The US war on terror killed almost one million people across the world and cost the US some $8 trillion over the past 20 years, estimates The Costs of War Project by Brown University. The report puts the number of people killed between 897,000 and 929,000 as a direct result of the war in more than 80 countries.

The study, published last week examined spending on U.S. military operations in Afghanistan, Iraq, Pakistan, and Syria. Of the $8 trillion, $2.3 trillion is attributed to the Afghanistan-Pakistan war zone, which has seen the Taliban return to power in Kabul after 20 years of U.S.-led war and occupation.

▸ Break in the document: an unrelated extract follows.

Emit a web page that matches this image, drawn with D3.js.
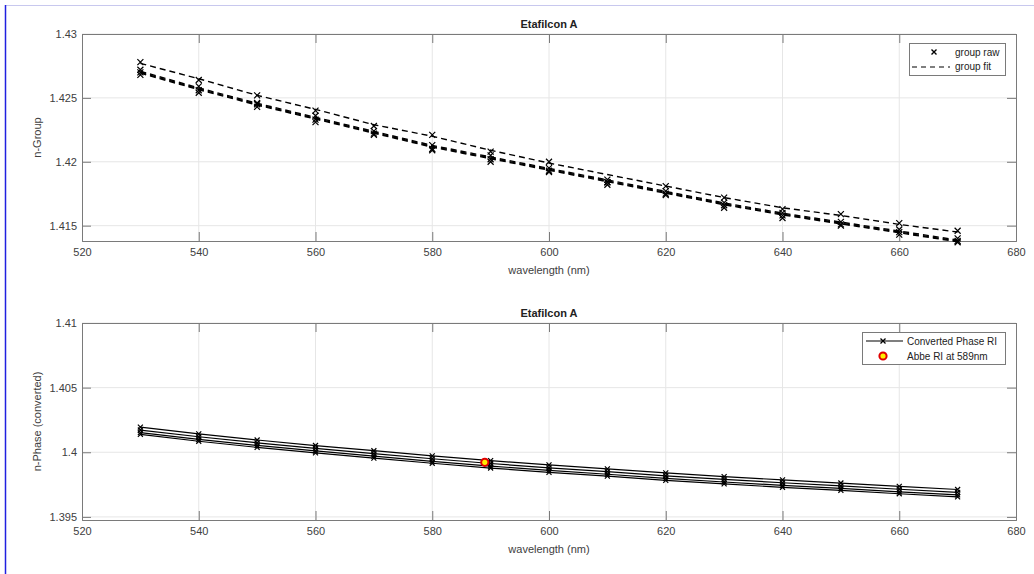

“The war has been long and complex and horrific and unsuccessful,” said joint author of the report Catherine Lutz. Cost of War Project co-founder Neta Crawford noted that the fatalities recorded were a conservative estimate as they did not include indirect deaths, those caused by disease, displacement and loss of access to food or clean drinking water.

“The deaths we tallied are likely a vast undercount of the true toll these wars have taken on human life,” she said.

Researcher Stephanie Savell said: “Twenty years from now, we’ll still be reckoning with the high societal costs of the Afghanistan and Iraq wars, long after U.S. forces are gone.”


United Nations secretary-general Antonio Guterres expressed “grave concern at the deepening humanitarian and economic crisis in the country and the threat of basic services collapsing completely.“Today, almost half of the population of Afghanistan, 18 million people, need humanitarian assistance to survive,” he said.

According to Save the Children, nearly 33,000 youngsters were killed or maimed during the US occupation of Afghanistan. “What remains after 20 years is a generation of children whose entire lives have been blighted by the misery and impact of war,” it said.